Je conclus ce message à Montligeon, ce lieu situé au cœur du Perche, sanctuaire où monte une prière pour les âmes du purgatoire, là où tant de pèlerins viennent confier leurs défunts à la miséricorde divine. Ceux qui ne connaissent pas ce site pourraient imaginer un sanctuaire sombre où le deuil et les larmes habillent de tristesse les personnes présentes. Certes l’intention est émouvante, mais ô combien l’espérance est là quand nous levons les yeux et regardons le Ciel. Dans la grande basilique, c’est Notre-Dame qui nous accueille. Elle est un soutien merveilleux et elle indique le chemin de l’éternité. C’est donc ici, en cette fin février, que quarante couples de fiancés vivent un week-end d’échange, de formation et de prière pour se préparer au sacrement du mariage et à leur future vie conjugale dans la lumière de Dieu. L’ambiance est à la joie, portée par des chants de louange, à l’échange et à la découverte mutuelle. Ici, on a placé les smartphones en mode avion. Peu à peu, chacun entre dans la confiance et s’approche de Jésus présent par ses paroles. Certains ne sont pas baptisés et d’autres ne croient pas en Dieu. Un message spécial de bienvenue leur a été transmis, pour que chacun se sente accueilli tel qu’il est. Jésus est notre lumière, source de notre joie et de notre paix, et nous expliquons qu’il désire le bonheur de ces couples. Le projet est bien missionnaire car que donner de mieux que l’évangile qui affirme l’amour de Dieu pour tous ? Ces deux jours ont permis beaucoup d’échanges et de découvertes. Les témoignages donnés et l’écoute offerte ont conduit bien des personnes sur la voie nouvelle d’une vie dans la lumière de Dieu. Il sera nécessaire de les accompagner pour que la semence plantée en terre prenne racine et ne soit pas asséchée. À chaque paroisse de mettre en place ce mode d’accompagnement et de formation.

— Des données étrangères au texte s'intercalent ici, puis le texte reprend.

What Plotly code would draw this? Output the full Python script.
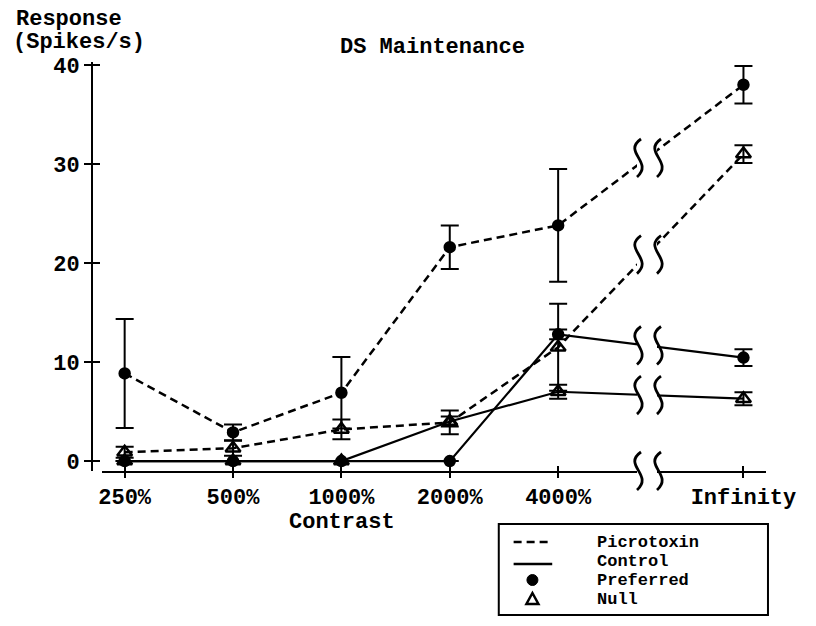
import numpy as np
import plotly.graph_objects as go

# ---------------- data ----------------
categories = ["250%", "500%", "1000%", "2000%", "4000%", "Infinity"]
contrast_finite = [250, 500, 1000, 2000, 4000]

pic_pref = [8.85, 2.9, 6.9, 21.6, 23.8, 38.0]
pic_pref_err = [5.5, 0.8, 3.6, 2.2, 5.7, 1.9]
pic_null = [0.9, 1.3, 3.2, 3.9, 11.5, 31.0]
pic_null_err = [0.55, 0.75, 1.0, 1.2, 4.4, 0.9]
ctl_pref = [0, 0, 0, 0, 12.8, 10.45]
ctl_pref_err = [None, None, None, None, 0.5, 0.85]
ctl_null = [0, 0, 0, 4.0, 7.0, 6.3]
ctl_null_err = [None, None, None, 0.5, 0.7, 0.65]

y_ticks = [0, 10, 20, 30, 40]
legend_labels = ["Picrotoxin", "Control", "Preferred", "Null"]

# ---------------- layout constants ----------------
PAGE_OFF = 8                      # default page margin of the html body
FIG_W, FIG_H = 816 - 2 * PAGE_OFF, 626 - 2 * PAGE_OFF
PLOT_X0, PLOT_X1 = 92, 773        # plot area in window pixels
PLOT_Y0, PLOT_Y1 = 62, 471
L = PLOT_X0 - PAGE_OFF
T = PLOT_Y0 - PAGE_OFF
R = FIG_W - (PLOT_X1 - PAGE_OFF)
B = FIG_H - (PLOT_Y1 - PAGE_OFF)
PLOT_W = PLOT_X1 - PLOT_X0
PLOT_H = PLOT_Y1 - PLOT_Y0
INF_POS = 5.71
BREAK_POS = 4.82
X_RANGE = [-0.21, 5.918]
Y_RANGE = [-1.0, 40.3]
FONT = dict(family="Liberation Mono, DejaVu Sans Mono, monospace", size=22, color="black", weight="bold")
LEG_FONT = dict(FONT, size=17)


def paper_x(px):
    return (px - PLOT_X0) / PLOT_W


def paper_y(py):
    return (PLOT_Y1 - py) / PLOT_H


x_pos = list(np.log2(np.array(contrast_finite) / 250.0)) + [INF_POS]

fig = go.Figure()

series = [
    (pic_pref, pic_pref_err, "8px,5px", "circle", 10),
    (pic_null, pic_null_err, "8px,5px", "triangle-up-open", 13),
    (ctl_pref, ctl_pref_err, "solid", "circle", 10),
    (ctl_null, ctl_null_err, "solid", "triangle-up-open", 13),
]

for vals, errs, dash, sym, msize in series:
    fig.add_trace(go.Scatter(
        x=x_pos, y=vals, mode="lines+markers",
        line=dict(color="black", width=2.5 if dash != "solid" else 2.2, dash=dash),
        marker=dict(symbol=sym, size=msize, color="black", line=dict(color="black", width=2.5)),
        error_y=dict(type="data", array=errs, visible=True, color="black", thickness=2, width=9),
        showlegend=False, cliponaxis=False, hoverinfo="skip",
    ))

# helper trace so the overlaid tick axes (crossing ticks) are drawn
fig.add_trace(go.Scatter(x=[x_pos[0]], y=[pic_pref[0]], xaxis="x2", yaxis="y2", mode="markers",
                         marker=dict(opacity=0), showlegend=False, hoverinfo="skip"))

shapes = []


def stroke_path(dx):
    return f"M {dx+4},19 C {dx-15},6 {dx+17},-4 {dx},-19"


def add_break(xref, yref, xa, ya):
    shapes.append(dict(type="rect", xref=xref, yref=yref, xsizemode="pixel", ysizemode="pixel",
                       xanchor=xa, yanchor=ya, x0=-10, x1=10, y0=-13, y1=13,
                       fillcolor="white", line=dict(width=0), layer="above"))
    for dx in (-10, 10):
        shapes.append(dict(type="path", xref=xref, yref=yref, xsizemode="pixel", ysizemode="pixel",
                           xanchor=xa, yanchor=ya, path=stroke_path(dx),
                           line=dict(color="black", width=2.8), layer="above"))


frac = (BREAK_POS - x_pos[4]) / (x_pos[5] - x_pos[4])
for vals, *_ in series:
    yb = vals[4] + (vals[5] - vals[4]) * frac
    add_break("x", "y", BREAK_POS, yb)
add_break("x", "paper", BREAK_POS, 0)

# ---------------- legend (custom) ----------------
rows_y = [542, 561, 580, 599]
shapes.append(dict(type="rect", xref="paper", yref="paper",
                   x0=paper_x(503), x1=paper_x(775), y0=paper_y(615), y1=paper_y(524),
                   line=dict(color="black", width=2), fillcolor="white", layer="above"))
shapes.append(dict(type="line", xref="paper", yref="paper",
                   x0=paper_x(518), x1=paper_x(557), y0=paper_y(rows_y[0]), y1=paper_y(rows_y[0]),
                   line=dict(color="black", width=2.5, dash="8px,5px"), layer="above"))
shapes.append(dict(type="line", xref="paper", yref="paper",
                   x0=paper_x(518), x1=paper_x(557), y0=paper_y(rows_y[1] + 3), y1=paper_y(rows_y[1] + 3),
                   line=dict(color="black", width=2.5), layer="above"))
shapes.append(dict(type="circle", xref="paper", yref="paper", xsizemode="pixel", ysizemode="pixel",
                   xanchor=paper_x(537), yanchor=paper_y(rows_y[2]), x0=-5.5, x1=5.5, y0=-5.5, y1=5.5,
                   fillcolor="black", line=dict(color="black", width=1), layer="above"))
shapes.append(dict(type="path", xref="paper", yref="paper", xsizemode="pixel", ysizemode="pixel",
                   xanchor=paper_x(537), yanchor=paper_y(rows_y[3]),
                   path="M -6,-5 L 6,-5 L 0,6 Z",
                   line=dict(color="black", width=2.5), layer="above"))

annotations = []
for txt, py in zip(legend_labels, rows_y):
    annotations.append(dict(text=txt, xref="paper", yref="paper", x=paper_x(600), y=paper_y(py),
                            xanchor="left", yanchor="middle", showarrow=False, font=LEG_FONT))

annotations += [
    dict(text="DS Maintenance", xref="paper", yref="paper", x=paper_x(436), y=paper_y(47),
         xanchor="center", yanchor="middle", showarrow=False, font=FONT),
    dict(text="Response", xref="paper", yref="paper", x=paper_x(13), y=paper_y(19),
         xanchor="left", yanchor="middle", showarrow=False, font=FONT),
    dict(text="(Spikes/s)", xref="paper", yref="paper", x=paper_x(10), y=paper_y(42),
         xanchor="left", yanchor="middle", showarrow=False, font=FONT),
    dict(text="Contrast", xref="paper", yref="paper", x=paper_x(345), y=paper_y(522),
         xanchor="center", yanchor="middle", showarrow=False, font=FONT),
]

fig.update_layout(
    width=FIG_W, height=FIG_H, autosize=False,
    margin=dict(l=L, r=R, t=T, b=B, pad=0),
    paper_bgcolor="white", plot_bgcolor="white",
    font=FONT,
    xaxis=dict(domain=[10 / PLOT_W, 1], range=X_RANGE, anchor="y",
               showline=True, linecolor="black", linewidth=2,
               ticks="outside", ticklen=5, tickwidth=2, tickcolor="black",
               tickvals=x_pos, ticktext=categories, tickfont=FONT,
               showgrid=False, zeroline=False),
    xaxis2=dict(overlaying="x", range=X_RANGE, anchor="y", side="bottom",
                showline=False, ticks="inside", ticklen=5, tickwidth=2, tickcolor="black",
                tickvals=x_pos, showticklabels=False, showgrid=False, zeroline=False),
    yaxis=dict(domain=[0, 1], range=Y_RANGE, anchor="free", position=0,
               showline=True, linecolor="black", linewidth=2,
               ticks="outside", ticklen=7, tickwidth=2, tickcolor="black",
               tickvals=y_ticks, tickfont=FONT,
               showgrid=False, zeroline=False),
    yaxis2=dict(overlaying="y", range=Y_RANGE, anchor="free", position=0, side="left",
                showline=False, ticks="inside", ticklen=7, tickwidth=2, tickcolor="black",
                tickvals=y_ticks, showticklabels=False, showgrid=False, zeroline=False),
    shapes=shapes,
    annotations=annotations,
)

fig.write_html("out.html")
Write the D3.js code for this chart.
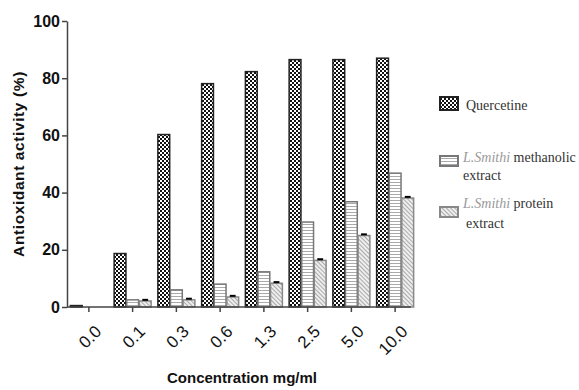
<!DOCTYPE html>
<html>
<head>
<meta charset="utf-8">
<script src="https://cdn.jsdelivr.net/npm/d3@7"></script>
<style>
  body { margin: 0; background: #fff; }
  svg { display: block; }
  .axis text { font-family: Arial, "Liberation Sans", sans-serif; fill: #111; }
  .legend text { font-family: "Liberation Serif", "Times New Roman", serif; font-size: 14px; }
</style>
</head>
<body>
<div id="chart"></div>
<script>
const categories = ['0.0', '0.1', '0.3', '0.6', '1.3', '2.5', '5.0', '10.0'];
const quercetine = [0.5, 18.7, 60.3, 78.1, 82.3, 86.5, 86.5, 87];
const methanolic = [0, 2.5, 6, 8, 12.3, 29.7, 36.8, 46.8];
const protein = [0, 2.1, 2.5, 3.5, 8.3, 16.3, 25, 38.1];
const proteinErr = [0, 0.4, 0.4, 0.4, 0.4, 0.4, 0.4, 0.4];
const yTicks = [0, 20, 40, 60, 80, 100];

const width = 579, height = 390;
const margin = { top: 21, right: 162, bottom: 83, left: 67 };

const series = [
    { key: 'q', values: quercetine, fill: 'url(#checker)', stroke: '#222' },
    { key: 'm', values: methanolic, fill: 'url(#hlines)', stroke: '#777' },
    { key: 'p', values: protein, fill: 'url(#hatch)', stroke: '#888', err: proteinErr }
];

const svg = d3.select('#chart').append('svg')
    .attr('width', width)
    .attr('height', height);

// patterns
const defs = svg.append('defs');
const checker = defs.append('pattern').attr('id', 'checker')
    .attr('patternUnits', 'userSpaceOnUse').attr('width', 4).attr('height', 4);
checker.append('rect').attr('width', 4).attr('height', 4).attr('fill', '#111');
checker.append('rect').attr('x', 0).attr('y', 0).attr('width', 2).attr('height', 2).attr('fill', '#fff');
checker.append('rect').attr('x', 2).attr('y', 2).attr('width', 2).attr('height', 2).attr('fill', '#fff');

const hlines = defs.append('pattern').attr('id', 'hlines')
    .attr('patternUnits', 'userSpaceOnUse').attr('width', 4).attr('height', 3);
hlines.append('rect').attr('width', 4).attr('height', 3).attr('fill', '#fff');
hlines.append('rect').attr('y', 2).attr('width', 4).attr('height', 1).attr('fill', '#aaa');

const hatch = defs.append('pattern').attr('id', 'hatch')
    .attr('patternUnits', 'userSpaceOnUse').attr('width', 3).attr('height', 3)
    .attr('patternTransform', 'rotate(-45)');
hatch.append('rect').attr('width', 3).attr('height', 3).attr('fill', '#eee');
hatch.append('rect').attr('width', 1).attr('height', 3).attr('fill', '#aaa');

const x = d3.scaleBand()
    .domain(categories)
    .range([margin.left, margin.left + 8 * 43.75]);
const xSub = d3.scaleBand()
    .domain(series.map(s => s.key))
    .range([-18.5, 18.5])
    .paddingInner(0.06);
const y = d3.scaleLinear()
    .domain([0, 100])
    .range([height - margin.bottom, margin.top]);

// bars
const groups = svg.append('g').selectAll('g')
    .data(series)
    .join('g');

groups.selectAll('rect')
    .data(s => s.values.map((v, i) => ({ s, v, c: categories[i] })))
    .join('rect')
    .attr('x', d => x(d.c) + x.bandwidth() / 2 + xSub(d.s.key))
    .attr('y', d => y(d.v))
    .attr('width', xSub.bandwidth())
    .attr('height', d => y(0) - y(d.v))
    .attr('fill', d => d.s.fill)
    .attr('stroke', d => d.v > 0 ? d.s.stroke : 'none')
    .attr('stroke-width', 1.5);

// small error caps
groups.filter(s => s.err).selectAll('line.err')
    .data(s => s.values.map((v, i) => ({ s, v, c: categories[i], e: s.err[i] })).filter(d => d.e > 0))
    .join('line')
    .attr('class', 'err')
    .attr('x1', d => x(d.c) + x.bandwidth() / 2 + xSub(d.s.key) + 3)
    .attr('x2', d => x(d.c) + x.bandwidth() / 2 + xSub(d.s.key) + xSub.bandwidth() - 3)
    .attr('y1', d => y(d.v + d.e))
    .attr('y2', d => y(d.v + d.e))
    .attr('stroke', '#000')
    .attr('stroke-width', 2);

// axes
const yAxis = svg.append('g')
    .attr('class', 'axis')
    .attr('transform', `translate(${margin.left},0)`)
    .call(d3.axisLeft(y).tickValues(yTicks).tickSize(5).tickSizeOuter(0));
yAxis.selectAll('text')
    .attr('font-size', 16)
    .attr('font-weight', 'bold')
    .attr('x', -7);

const xAxis = svg.append('g')
    .attr('class', 'axis')
    .attr('transform', `translate(0,${y(0)})`)
    .call(d3.axisBottom(x).tickSize(5).tickSizeOuter(0));
xAxis.select('.domain').attr('d', `M${margin.left},0H${x.range()[1] - 6}`);
xAxis.selectAll('text')
    .attr('font-size', 17)
    .attr('fill', '#222')
    .attr('text-anchor', 'end')
    .attr('dy', 0)
    .attr('transform', 'translate(8,20) rotate(-45)');

svg.selectAll('.axis .domain, .axis .tick line')
    .attr('stroke', '#444')
    .attr('stroke-width', 1.5);

// axis titles
svg.append('text')
    .attr('transform', `translate(24,${(margin.top + y(0)) / 2 + 0}) rotate(-90)`)
    .attr('text-anchor', 'middle')
    .attr('font-family', 'Arial, "Liberation Sans", sans-serif')
    .attr('font-weight', 'bold')
    .attr('font-size', 15.5)
    .attr('letter-spacing', 0.6)
    .attr('fill', '#111')
    .text('Antioxidant activity (%)');

svg.append('text')
    .attr('x', 242)
    .attr('y', 383)
    .attr('text-anchor', 'middle')
    .attr('font-family', 'Arial, "Liberation Sans", sans-serif')
    .attr('font-weight', 'bold')
    .attr('font-size', 15)
    .attr('fill', '#111')
    .text('Concentration mg/ml');

// legend
const legend = svg.append('g').attr('class', 'legend');
const legendItems = [
    { s: series[0], y: 97, lines: [[null, 'Quercetine']], ty: [110], indent: [3] },
    { s: series[1], y: 156, lines: [['L.Smithi', ' methanolic'], [null, 'extract']], ty: [162, 180], indent: [0, 0] },
    { s: series[2], y: 207, lines: [['L.Smithi', ' protein'], [null, ' extract']], ty: [208, 228], indent: [0, 3] }
];
legendItems.forEach(item => {
    legend.append('rect')
        .attr('x', 440).attr('y', item.y)
        .attr('width', 18).attr('height', item.s.key === 'q' ? 13 : 10)
        .attr('fill', item.s.fill)
        .attr('stroke', item.s.stroke)
        .attr('stroke-width', 2);
    item.lines.forEach((ln, i) => {
        const t = legend.append('text')
            .attr('x', 463 + item.indent[i])
            .attr('y', item.ty[i])
            .attr('fill', '#333');
        if (ln[0]) t.append('tspan').attr('font-style', 'italic').attr('fill', '#999').text(ln[0]);
        t.append('tspan').text(ln[1]);
    });
});
</script>
</body>
</html>
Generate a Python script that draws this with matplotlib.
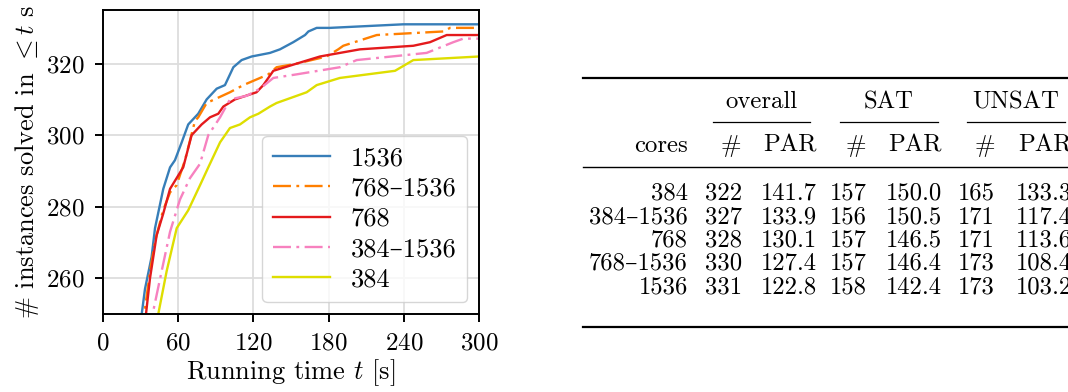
import matplotlib
matplotlib.use("Agg")
import matplotlib.pyplot as plt
from matplotlib.lines import Line2D

plt.rcParams['font.family'] = ['cmr10', 'DejaVu Serif']
plt.rcParams['mathtext.fontset'] = 'cm'
plt.rcParams['axes.unicode_minus'] = False
plt.rcParams['axes.formatter.use_mathtext'] = True
TICK_FS = 18
LABEL_FS = 19
TABLE_FS = 17.8
DASHDOT = (7.6, 2.3, 1.2, 2.3)

# cumulative number of solved instances over running time (s)
t_1536 = [29, 30.9, 33.5, 38.8, 41.5, 48.1, 53.5, 57.4, 62.8, 68, 76, 82.7, 90.7, 97.3, 104,
          110.6, 118.6, 133.2, 141.2, 151.8, 161.2, 163.9, 170.5, 181, 239.6, 300]
n_1536 = [245, 250, 257, 266, 274, 285, 291, 293, 298, 303, 306, 310, 313, 314, 319,
          321, 322, 323, 324, 326, 328, 329, 330, 330, 331, 331]

t_768_1536 = [31, 32.9, 38, 42, 48, 53.5, 58.7, 65.4, 73.4, 76, 82.7, 101.3, 112, 125.3,
              131.9, 138.5, 154.4, 178.4, 187.7, 191.7, 218.4, 271.5, 276.9, 300]
n_768_1536 = [245, 250, 263, 271, 279, 284, 286, 293, 304, 305, 309, 312, 314, 316,
              317, 319, 320, 322, 324, 325, 328, 329, 330, 330]

t_768 = [32.5, 34.3, 37.5, 42.8, 48, 53.5, 64, 70.7, 78.7, 85.4, 92, 96, 105.3, 122.5,
         127.9, 135.9, 154.4, 173.1, 189, 205, 247.6, 260.9, 274.2, 300]
n_768 = [245, 250, 260, 272, 278, 285, 291, 300, 303, 305, 306, 308, 310, 312,
         314, 318, 320, 322, 323, 324, 325, 326, 328, 328]

t_384_1536 = [38, 39.6, 46.8, 53.5, 61.4, 69.4, 77.4, 84, 93.4, 101.3, 114.6, 125.3, 135.9,
              154.4, 189, 202.4, 258.2, 279.5, 287.5, 300]
n_384_1536 = [245, 250, 262, 273, 282, 288, 292, 300, 305, 310, 311, 313, 316,
              317, 319, 321, 323, 326, 327, 327]

t_384 = [43, 44.1, 50.8, 58.8, 68, 77.4, 84, 93.4, 101.3, 109.3, 117.3, 124, 133.2, 138.5,
         162.5, 170.5, 189, 233, 247.6, 300]
n_384 = [245, 250, 262, 274, 279, 286, 291, 298, 302, 303, 305, 306, 308, 309,
         312, 314, 316, 318, 321, 322]

# table values
cores = ["384", "384–1536", "768", "768–1536", "1536"]
overall_n = [322, 327, 328, 330, 331]
overall_par = [141.7, 133.9, 130.1, 127.4, 122.8]
sat_n = [157, 156, 157, 157, 158]
sat_par = [150.0, 150.5, 146.5, 146.4, 142.4]
unsat_n = [165, 171, 171, 173, 173]
unsat_par = [133.3, 117.4, 113.6, 108.4, 103.2]

W, H = 1068, 392
fig = plt.figure(figsize=(W / 100, H / 100), dpi=100)
ax = fig.add_axes([103 / W, (H - 314) / H, 376 / W, 304 / H])

ax.plot(t_1536, n_1536, '-', color='#377eb8', lw=1.7, label='1536')
ax.plot(t_768_1536, n_768_1536, color='#ff7f00', lw=1.7, dashes=DASHDOT, label='768–1536')
ax.plot(t_768, n_768, '-', color='#e41a1c', lw=1.7, label='768')
ax.plot(t_384_1536, n_384_1536, color='#f781bf', lw=1.7, dashes=DASHDOT, label='384–1536')
ax.plot(t_384, n_384, '-', color='#dede00', lw=1.7, label='384')

ax.set_xlim(0, 300)
ax.set_ylim(250, 335)
ax.set_xticks([0, 60, 120, 180, 240, 300])
ax.set_yticks([260, 280, 300, 320])
ax.grid(True, color='#dddddd', lw=1.3)
ax.set_axisbelow(True)
ax.tick_params(labelsize=TICK_FS, width=1.4, length=6, pad=7)
for s in ax.spines.values():
    s.set_linewidth(1.4)
ax.set_xlabel(r'Running time $t$ [s]', fontsize=LABEL_FS, labelpad=2)
ax.set_ylabel(r'# instances solved in $\leq t$ s', fontsize=LABEL_FS, labelpad=4)
ax.legend(loc='lower right', fontsize=LABEL_FS, handlelength=2.15,
          labelspacing=0.25, borderaxespad=0.45)

# table drawn in pixel coordinates
tax = fig.add_axes([0, 0, 1, 1])
tax.set_xlim(0, W)
tax.set_ylim(H, 0)
tax.axis('off')

tax.add_line(Line2D([583, W], [78.3, 78.3], color='k', lw=1.6))
tax.add_line(Line2D([583, W], [166.5, 166.5], color='k', lw=1.0))
tax.add_line(Line2D([583, W], [326.5, 326.5], color='k', lw=1.6))
for x0, x1, name in [(713, 810, 'overall'), (840, 938, 'SAT'), (967, 1065, 'UNSAT')]:
    tax.add_line(Line2D([x0, x1], [121.7, 121.7], color='k', lw=0.9))
    tax.text((x0 + x1) / 2, 108.3, name, ha='center', va='baseline', fontsize=TABLE_FS)

col_right = [688, 741.7, 816.7, 866.7, 941.7, 995, 1071.7]
headers = ['cores', '#', 'PAR', '#', 'PAR', '#', 'PAR']
for x, h in zip(col_right, headers):
    tax.text(x, 151.7, h, ha='right', va='baseline', fontsize=TABLE_FS)

row_base = [199.5, 223, 246.5, 270, 293.5]
for i, y in enumerate(row_base):
    cells = [cores[i], str(overall_n[i]), f'{overall_par[i]:.1f}', str(sat_n[i]),
             f'{sat_par[i]:.1f}', str(unsat_n[i]), f'{unsat_par[i]:.1f}']
    for x, c in zip(col_right, cells):
        tax.text(x, y, c, ha='right', va='baseline', fontsize=TABLE_FS)

fig.savefig('out.png', dpi=100)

Maintenant, nous prions et confions au Seigneur nos résolutions de carême.
Seigneur, nous recherchons ta face et te demandons de te révéler à chacun de nous. Puissions-nous vivre avec toi au quotidien. Tu connais nos joies et nos peines, nous te les confions.
Seigneur, tu es le Père éternel de chacun de nous, prends soin des catéchumènes admis par l’appel décisif en vue des sacrements de l’initiation qu’ils recevront lors de la vigile pascale. Comble-les de ta grâce pour qu’ils ne défaillent pas en chemin et qu’ils trouvent dans l’Église une fraternité accueillante.
Enfin Seigneur, si souvent, nous apprenons la maladie voire la mort d’un ami ou d’un membre de nos communautés chrétiennes, sois notre secours en ce moment douloureux, afin que notre foi les accompagne.
Avec la Vierge Marie, nous te remettons notre chemin de carême.